Examples of Roboeconomics

Ronoeconomics, the economic framework that we need to adapt to have a future, consists of three parts, namely using robots, restoring the ecology and having a renewbales based economy. Each part is within reach today, and the main hinderance to developing our economy into this new one is the dependence of credit sources, banks, on the use of fossil fuels in economic processes.

Robot that plants trees..

To break through that dependence and be able to start operations that do not have this banking/fossil fuel entanglement we propose to create so called extraeconomic zones/organizations which are almost entirely like any other productive organization, factory or agricultural region, but that they don’t produce for the wider economy, they don’t use fossil fuels, and they don’t have any ties with the banking system for credit or anything else. The reason to make these aspects explicit for a starting subset of operations is because economic theory promotes the exploitation of any usefull resource one can get to, and we don’t want forrest biomass we create to fight climate change to be cut down and sold. We can ensure this doesn’t happen if we don’t have any debt or credit dependence on the wider banking system. Usually desirable economic resources are brought to the market by weakening the government/authority that owns it, usually by making this government/authority dependent on credit, this is the nr. one method of bank economic occupation.

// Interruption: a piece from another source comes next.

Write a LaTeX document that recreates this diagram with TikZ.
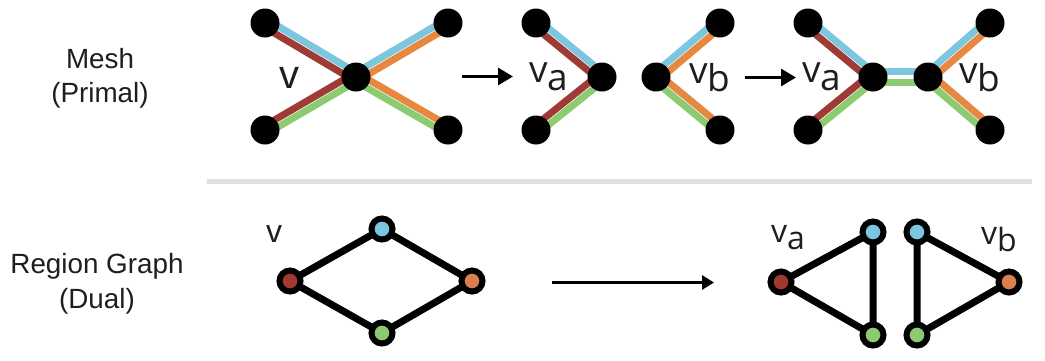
\documentclass[tikz,border=0pt]{standalone}
\usepackage{fontspec}
\setmainfont{Liberation Sans}
\newfontfamily\subfont{Open Sans}
\usetikzlibrary{calc,backgrounds,arrows.meta}

\definecolor{fblue}{HTML}{7CC6DE}
\definecolor{fred}{HTML}{9E3B34}
\definecolor{forange}{HTML}{E6883F}
\definecolor{fgreen}{HTML}{8DCB72}
\definecolor{nblue}{HTML}{7CC5E0}
\definecolor{nred}{HTML}{A0392F}
\definecolor{norange}{HTML}{D9804E}
\definecolor{ngreen}{HTML}{8CC970}
\definecolor{txt}{HTML}{1E1E1E}
\definecolor{rule}{HTML}{DEDFE0}

% two coloured bands along one mesh edge: from, to, left colour, right colour, half spacing
\newcommand\twotone[5]{%
  \draw[band,#3] ($(#1)!#5!90:(#2)$) -- ($(#2)!#5!-90:(#1)$);
  \draw[band,#4] ($(#1)!#5!-90:(#2)$) -- ($(#2)!#5!90:(#1)$);
}

\tikzset{
  vert/.style={circle,fill=black,inner sep=0pt,minimum size=29pt},
  band/.style={line width=7pt,line cap=butt},
  rnode/.style={circle,draw=black,line width=6pt,inner sep=0pt,minimum size=21pt},
  redge/.style={line width=7pt,black},
  flow/.style={line width=3pt,-{Triangle[length=15pt,width=17pt]}},
  flowlow/.style={line width=3pt,-{Triangle[length=12pt,width=14pt]}},
  side/.style={text=txt,font=\fontsize{27.8}{34}\selectfont,anchor=base,inner sep=0pt},
  vlab/.style={text=txt,anchor=base west,inner sep=0pt},
}

\begin{document}
\begin{tikzpicture}[x=1pt,y=-1pt]
\useasboundingbox (0,0) rectangle (1045,360);

% row captions
\node[side] (cap1) at (100,68) {Mesh};
\node[side] (cap2) at (100,102) {(Primal)};
\node[side] (cap3) at (97,273) {Region Graph};
\node[side] (cap4) at (97,308) {(Dual)};

% separator
\coordinate (s1) at (207,181.5);
\coordinate (s2) at (1032,181.5);
\draw[rule,line width=5pt] (s1) -- (s2);

% ---------- primal: single vertex v ----------
\node[vert] (xc) at (356,77) {};
\node[vert] (xtl) at (265,23) {};
\node[vert] (xtr) at (448,23) {};
\node[vert] (xbl) at (265,130) {};
\node[vert] (xbr) at (448,130) {};
\node[vlab,font=\fontsize{40}{40}\selectfont] (xv) at (279,88) {v};

% ---------- primal: split halves ----------
\node[vert] (ac) at (602,77) {};
\node[vert] (atl) at (536,23) {};
\node[vert] (abl) at (536,130) {};
\node[vert] (bc) at (656,77) {};
\node[vert] (btr) at (720,23) {};
\node[vert] (bbr) at (720,130) {};
\node[vlab,font=\subfont\fontsize{37}{37}\selectfont] (la) at (529,82) {v\raisebox{-8pt}{a}};
\node[vlab,font=\subfont\fontsize{37}{37}\selectfont] (lb) at (689,83) {v\raisebox{-8pt}{b}};

% ---------- primal: rejoined with new edge ----------
\node[vert] (cc) at (873,77) {};
\node[vert] (ctl) at (808,23) {};
\node[vert] (cbl) at (808,130) {};
\node[vert] (dc) at (928,77) {};
\node[vert] (dtr) at (990,23) {};
\node[vert] (dbr) at (990,130) {};
\node[vlab,font=\subfont\fontsize{37}{37}\selectfont] (lc) at (802,82) {v\raisebox{-8pt}{a}};
\node[vlab,font=\subfont\fontsize{37}{37}\selectfont] (ld) at (959,83) {v\raisebox{-8pt}{b}};

\begin{pgfonlayer}{background}
  \twotone{xc}{xtl}{fred}{fblue}{3.9pt}
  \twotone{xc}{xtr}{fblue}{forange}{3.9pt}
  \twotone{xc}{xbl}{fgreen}{fred}{3.9pt}
  \twotone{xc}{xbr}{forange}{fgreen}{3.9pt}

  \twotone{ac}{atl}{fred}{fblue}{3.9pt}
  \twotone{ac}{abl}{fgreen}{fred}{3.9pt}
  \twotone{bc}{btr}{fblue}{forange}{3.9pt}
  \twotone{bc}{bbr}{forange}{fgreen}{3.9pt}

  \twotone{cc}{ctl}{fred}{fblue}{3.9pt}
  \twotone{cc}{cbl}{fgreen}{fred}{3.9pt}
  \twotone{dc}{dtr}{fblue}{forange}{3.9pt}
  \twotone{dc}{dbr}{forange}{fgreen}{3.9pt}
  \twotone{cc}{dc}{fblue}{fgreen}{5.5pt}
\end{pgfonlayer}

% primal arrows
\coordinate (p1) at (462,76.5);
\coordinate (p2) at (513,76.5);
\coordinate (p3) at (745,77.5);
\coordinate (p4) at (796,77.5);
\draw[flow] (p1) -- (p2);
\draw[flow] (p3) -- (p4);

% ---------- dual: region graph of v ----------
\node[rnode,fill=nblue] (rt) at (382,229) {};
\node[rnode,fill=nred] (rl) at (290,281) {};
\node[rnode,fill=norange] (rr) at (472,281) {};
\node[rnode,fill=ngreen] (rb) at (382,333) {};
\node[vlab,font=\fontsize{32}{32}\selectfont] (rv) at (266,242) {v};

% ---------- dual: region graphs of the halves ----------
\node[rnode,fill=nred] (al) at (781,282) {};
\node[rnode,fill=nblue] (at) at (873,232) {};
\node[rnode,fill=ngreen] (ab) at (873,335) {};
\node[rnode,fill=nblue] (bt) at (917,232) {};
\node[rnode,fill=ngreen] (bb) at (917,335) {};
\node[rnode,fill=norange] (br) at (1009,282) {};
\node[vlab,font=\subfont\fontsize{32}{32}\selectfont] (ra) at (771,242) {v\raisebox{-7pt}{a}};
\node[vlab,font=\subfont\fontsize{32}{32}\selectfont] (rbv) at (981,244) {v\raisebox{-7pt}{b}};

\begin{pgfonlayer}{background}
  \draw[redge] (rl.center) -- (rt.center) -- (rr.center) -- (rb.center) -- cycle;
  \draw[redge] (al.center) -- (at.center) -- (ab.center) -- cycle;
  \draw[redge] (br.center) -- (bt.center) -- (bb.center) -- cycle;
\end{pgfonlayer}

% dual arrow
\coordinate (q1) at (552,282.5);
\coordinate (q2) at (714,282.5);
\draw[flowlow] (q1) -- (q2);
\end{tikzpicture}
\end{document}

Economics aims to maximize the utilization of fossil fuel, it is a fossil fuel marketing strategy

A Roboeconomic takeover strategy would consist of making sure the rate of adoption of renewables is maximized, that the production chain for renewable energy sources is made independent on fossil fuels as soon as possible. At the same time extraeconomic production chains, can be interwoven in the normal economy, sustaining only the people involved. This patchwork can grow and tie together eventually so no person has to depend on the fossil fuel economy anymore. At the same time large scale extraeconomic activity can start in regions that are not interesting economically but have great potential extraeconomically. By continuously focussing on local self sustaining ability based on renewables banks and fossil companies will lose cloud and can be controlled better to be shut down eventually.

Agricultural automation can equally be used to plant and manage organic biomass, plant trees, green regions with minimal human intervention

Extraeconomic zones can build biomass outside the grasp of the economic ‘lawnmower’, as long as it has some protection, for instance by being small, secret or in fact protected. For that reason remote regions are ideal for roboeconomic, extraeconomic activities. Oceans are another good candidate, also because there is so much to gain there in terms of human survival of current warming trends. Oceans have the added advantage that they provide water, nutrients, are easily moved around in and have little shade (for solar power generation). We have written about floating bamboo plantations, mixed with fish farms and other biomass generating ocean agriculture. Communities can thrive on our oceans, and we can even prevent storms and typhoons by farming in certain regions.

An example of how far we are with robotic ocean management, our ability to precisely control the coral reef environment in this case. The above COTSbot (Crown-Of-Thorns Starfish robot) is able to autonomously roam around the reef to find invasive species like the Crown of Thorns starfish, and kill them. One can say this is destructive but this en example of what can be achieved. The robot can identify the starfish itself and applies a (hopefully biodegradable) poison to them, thus protecting the coral which would otherwise be destroyed. There are other fish species that can invade reefs and create havoc there like the lionfish who have no natural enemies on many reefs.

A autonomous oceanic robot can do many things. Being electric it could charge on free flaoting solar arrays anywhere in our oceans. They could plant kelp forrests, they could weave floating mats of organic matter on the surface that then allow fish to thrive underneath. With some human assistance we could have enormous fish farms in the open sea fed by nutrients from the deep ocean (which contains all the necessary ingredients at about 200-400 meters). Hawaii has large algae farms which it feeds with cool nutrient rich deep ocean water. For more on this concept see our pieces on Bambooya.

It is essential for our survival that we restore the oceans and protect their ability to absorb CO2 and produce O2. In response to human degradation of oceanic life while the evolutionary stress on life in general is increasing, we would be wise to try to make any life thrive anywhere, so in case of the oceans, restore dead zones to ones teeming with fish life. This is possible because the necessary ingredients are there, including those needed for our roboeconomic intervention.